- Problem details
Copy the data that follows, character for character, minus the pictures.

+++

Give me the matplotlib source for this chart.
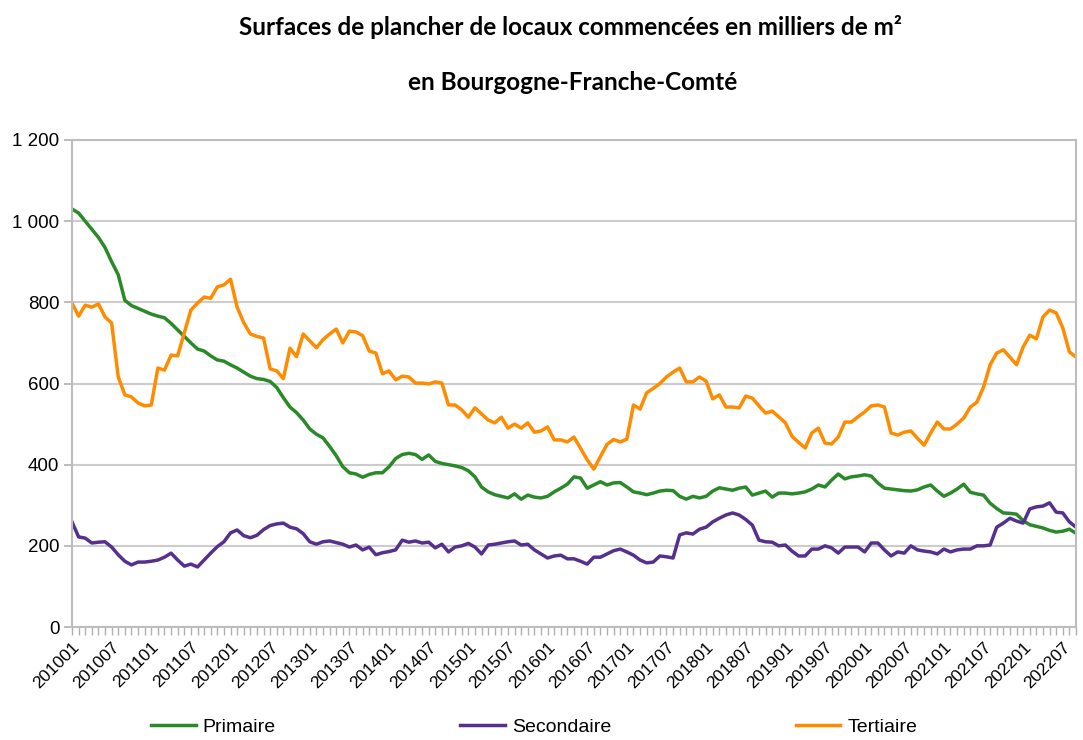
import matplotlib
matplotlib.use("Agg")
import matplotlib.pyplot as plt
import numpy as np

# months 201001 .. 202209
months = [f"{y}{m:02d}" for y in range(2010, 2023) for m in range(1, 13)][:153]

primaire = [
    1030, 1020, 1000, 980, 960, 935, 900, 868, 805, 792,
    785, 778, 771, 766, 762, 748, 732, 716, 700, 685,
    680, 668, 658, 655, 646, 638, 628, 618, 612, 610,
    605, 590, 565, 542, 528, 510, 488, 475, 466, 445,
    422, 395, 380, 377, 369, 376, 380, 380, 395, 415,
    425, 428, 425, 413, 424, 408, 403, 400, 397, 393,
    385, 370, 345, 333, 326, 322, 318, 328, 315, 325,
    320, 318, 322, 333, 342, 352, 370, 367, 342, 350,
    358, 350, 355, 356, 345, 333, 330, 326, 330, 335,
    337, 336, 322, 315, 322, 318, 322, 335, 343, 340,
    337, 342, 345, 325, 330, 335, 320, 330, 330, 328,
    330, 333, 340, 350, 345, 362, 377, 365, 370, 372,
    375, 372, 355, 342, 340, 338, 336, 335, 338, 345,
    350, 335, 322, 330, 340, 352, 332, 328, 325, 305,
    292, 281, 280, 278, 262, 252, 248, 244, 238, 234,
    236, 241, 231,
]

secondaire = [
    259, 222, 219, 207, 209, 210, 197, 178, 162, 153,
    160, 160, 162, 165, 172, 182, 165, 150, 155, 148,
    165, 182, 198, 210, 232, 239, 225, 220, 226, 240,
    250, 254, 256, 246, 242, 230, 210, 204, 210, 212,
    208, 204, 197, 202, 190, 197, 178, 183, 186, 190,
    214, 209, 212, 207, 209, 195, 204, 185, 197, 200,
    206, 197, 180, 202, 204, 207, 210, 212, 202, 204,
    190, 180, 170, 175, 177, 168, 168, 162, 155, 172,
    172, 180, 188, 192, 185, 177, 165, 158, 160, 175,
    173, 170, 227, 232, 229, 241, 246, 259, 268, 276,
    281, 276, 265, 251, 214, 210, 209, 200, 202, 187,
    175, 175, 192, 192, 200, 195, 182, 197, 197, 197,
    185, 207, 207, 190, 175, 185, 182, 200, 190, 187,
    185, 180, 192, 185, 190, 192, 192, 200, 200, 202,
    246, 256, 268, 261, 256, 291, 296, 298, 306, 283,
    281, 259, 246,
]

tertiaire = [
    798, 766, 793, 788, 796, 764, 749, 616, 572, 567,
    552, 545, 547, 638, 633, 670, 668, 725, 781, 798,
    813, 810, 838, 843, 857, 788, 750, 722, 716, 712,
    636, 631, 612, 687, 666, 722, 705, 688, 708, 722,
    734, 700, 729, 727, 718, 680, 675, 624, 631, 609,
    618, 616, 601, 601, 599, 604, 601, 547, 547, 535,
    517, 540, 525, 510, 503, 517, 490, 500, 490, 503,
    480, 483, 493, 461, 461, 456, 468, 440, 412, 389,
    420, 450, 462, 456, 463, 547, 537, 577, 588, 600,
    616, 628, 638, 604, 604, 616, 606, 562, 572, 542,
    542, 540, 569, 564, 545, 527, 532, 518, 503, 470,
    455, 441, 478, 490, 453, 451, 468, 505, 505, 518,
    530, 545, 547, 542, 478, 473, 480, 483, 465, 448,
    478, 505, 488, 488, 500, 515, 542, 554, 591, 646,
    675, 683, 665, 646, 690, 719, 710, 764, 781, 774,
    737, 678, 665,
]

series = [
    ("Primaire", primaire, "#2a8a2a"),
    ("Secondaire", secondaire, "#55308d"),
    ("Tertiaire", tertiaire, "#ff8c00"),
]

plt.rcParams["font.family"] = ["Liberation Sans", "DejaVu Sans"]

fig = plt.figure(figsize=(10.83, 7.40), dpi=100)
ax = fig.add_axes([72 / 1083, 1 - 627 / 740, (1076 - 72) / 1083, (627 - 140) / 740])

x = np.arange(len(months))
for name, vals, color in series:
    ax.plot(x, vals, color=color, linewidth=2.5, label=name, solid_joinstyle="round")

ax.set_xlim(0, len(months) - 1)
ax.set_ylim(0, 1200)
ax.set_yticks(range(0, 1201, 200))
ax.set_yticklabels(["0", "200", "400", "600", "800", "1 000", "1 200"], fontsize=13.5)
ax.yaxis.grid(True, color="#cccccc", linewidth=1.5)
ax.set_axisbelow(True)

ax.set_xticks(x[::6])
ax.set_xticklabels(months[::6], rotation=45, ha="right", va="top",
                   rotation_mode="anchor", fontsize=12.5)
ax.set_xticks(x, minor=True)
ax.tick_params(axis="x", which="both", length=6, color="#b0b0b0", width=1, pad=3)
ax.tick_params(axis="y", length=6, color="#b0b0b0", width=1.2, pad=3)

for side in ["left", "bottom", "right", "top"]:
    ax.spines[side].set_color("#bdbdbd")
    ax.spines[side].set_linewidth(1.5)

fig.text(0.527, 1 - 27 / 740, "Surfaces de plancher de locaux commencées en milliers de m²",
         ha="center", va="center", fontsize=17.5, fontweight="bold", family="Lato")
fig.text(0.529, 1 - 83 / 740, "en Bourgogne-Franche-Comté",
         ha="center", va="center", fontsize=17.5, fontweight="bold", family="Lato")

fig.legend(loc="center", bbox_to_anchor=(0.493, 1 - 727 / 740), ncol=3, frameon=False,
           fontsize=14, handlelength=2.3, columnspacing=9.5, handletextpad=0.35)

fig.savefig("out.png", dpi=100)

+++

- Solved exercise
Give me the matplotlib source for this chart.
import matplotlib
matplotlib.use("Agg")
import matplotlib.pyplot as plt
import numpy as np

# months 201001 .. 202209
months = [f"{y}{m:02d}" for y in range(2010, 2023) for m in range(1, 13)][:153]

primaire = [
    1030, 1020, 1000, 980, 960, 935, 900, 868, 805, 792,
    785, 778, 771, 766, 762, 748, 732, 716, 700, 685,
    680, 668, 658, 655, 646, 638, 628, 618, 612, 610,
    605, 590, 565, 542, 528, 510, 488, 475, 466, 445,
    422, 395, 380, 377, 369, 376, 380, 380, 395, 415,
    425, 428, 425, 413, 424, 408, 403, 400, 397, 393,
    385, 370, 345, 333, 326, 322, 318, 328, 315, 325,
    320, 318, 322, 333, 342, 352, 370, 367, 342, 350,
    358, 350, 355, 356, 345, 333, 330, 326, 330, 335,
    337, 336, 322, 315, 322, 318, 322, 335, 343, 340,
    337, 342, 345, 325, 330, 335, 320, 330, 330, 328,
    330, 333, 340, 350, 345, 362, 377, 365, 370, 372,
    375, 372, 355, 342, 340, 338, 336, 335, 338, 345,
    350, 335, 322, 330, 340, 352, 332, 328, 325, 305,
    292, 281, 280, 278, 262, 252, 248, 244, 238, 234,
    236, 241, 231,
]

secondaire = [
    259, 222, 219, 207, 209, 210, 197, 178, 162, 153,
    160, 160, 162, 165, 172, 182, 165, 150, 155, 148,
    165, 182, 198, 210, 232, 239, 225, 220, 226, 240,
    250, 254, 256, 246, 242, 230, 210, 204, 210, 212,
    208, 204, 197, 202, 190, 197, 178, 183, 186, 190,
    214, 209, 212, 207, 209, 195, 204, 185, 197, 200,
    206, 197, 180, 202, 204, 207, 210, 212, 202, 204,
    190, 180, 170, 175, 177, 168, 168, 162, 155, 172,
    172, 180, 188, 192, 185, 177, 165, 158, 160, 175,
    173, 170, 227, 232, 229, 241, 246, 259, 268, 276,
    281, 276, 265, 251, 214, 210, 209, 200, 202, 187,
    175, 175, 192, 192, 200, 195, 182, 197, 197, 197,
    185, 207, 207, 190, 175, 185, 182, 200, 190, 187,
    185, 180, 192, 185, 190, 192, 192, 200, 200, 202,
    246, 256, 268, 261, 256, 291, 296, 298, 306, 283,
    281, 259, 246,
]

tertiaire = [
    798, 766, 793, 788, 796, 764, 749, 616, 572, 567,
    552, 545, 547, 638, 633, 670, 668, 725, 781, 798,
    813, 810, 838, 843, 857, 788, 750, 722, 716, 712,
    636, 631, 612, 687, 666, 722, 705, 688, 708, 722,
    734, 700, 729, 727, 718, 680, 675, 624, 631, 609,
    618, 616, 601, 601, 599, 604, 601, 547, 547, 535,
    517, 540, 525, 510, 503, 517, 490, 500, 490, 503,
    480, 483, 493, 461, 461, 456, 468, 440, 412, 389,
    420, 450, 462, 456, 463, 547, 537, 577, 588, 600,
    616, 628, 638, 604, 604, 616, 606, 562, 572, 542,
    542, 540, 569, 564, 545, 527, 532, 518, 503, 470,
    455, 441, 478, 490, 453, 451, 468, 505, 505, 518,
    530, 545, 547, 542, 478, 473, 480, 483, 465, 448,
    478, 505, 488, 488, 500, 515, 542, 554, 591, 646,
    675, 683, 665, 646, 690, 719, 710, 764, 781, 774,
    737, 678, 665,
]

series = [
    ("Primaire", primaire, "#2a8a2a"),
    ("Secondaire", secondaire, "#55308d"),
    ("Tertiaire", tertiaire, "#ff8c00"),
]

plt.rcParams["font.family"] = ["Liberation Sans", "DejaVu Sans"]

fig = plt.figure(figsize=(10.83, 7.40), dpi=100)
ax = fig.add_axes([72 / 1083, 1 - 627 / 740, (1076 - 72) / 1083, (627 - 140) / 740])

x = np.arange(len(months))
for name, vals, color in series:
    ax.plot(x, vals, color=color, linewidth=2.5, label=name, solid_joinstyle="round")

ax.set_xlim(0, len(months) - 1)
ax.set_ylim(0, 1200)
ax.set_yticks(range(0, 1201, 200))
ax.set_yticklabels(["0", "200", "400", "600", "800", "1 000", "1 200"], fontsize=13.5)
ax.yaxis.grid(True, color="#cccccc", linewidth=1.5)
ax.set_axisbelow(True)

ax.set_xticks(x[::6])
ax.set_xticklabels(months[::6], rotation=45, ha="right", va="top",
                   rotation_mode="anchor", fontsize=12.5)
ax.set_xticks(x, minor=True)
ax.tick_params(axis="x", which="both", length=6, color="#b0b0b0", width=1, pad=3)
ax.tick_params(axis="y", length=6, color="#b0b0b0", width=1.2, pad=3)

for side in ["left", "bottom", "right", "top"]:
    ax.spines[side].set_color("#bdbdbd")
    ax.spines[side].set_linewidth(1.5)

fig.text(0.527, 1 - 27 / 740, "Surfaces de plancher de locaux commencées en milliers de m²",
         ha="center", va="center", fontsize=17.5, fontweight="bold", family="Lato")
fig.text(0.529, 1 - 83 / 740, "en Bourgogne-Franche-Comté",
         ha="center", va="center", fontsize=17.5, fontweight="bold", family="Lato")

fig.legend(loc="center", bbox_to_anchor=(0.493, 1 - 727 / 740), ncol=3, frameon=False,
           fontsize=14, handlelength=2.3, columnspacing=9.5, handletextpad=0.35)

fig.savefig("out.png", dpi=100)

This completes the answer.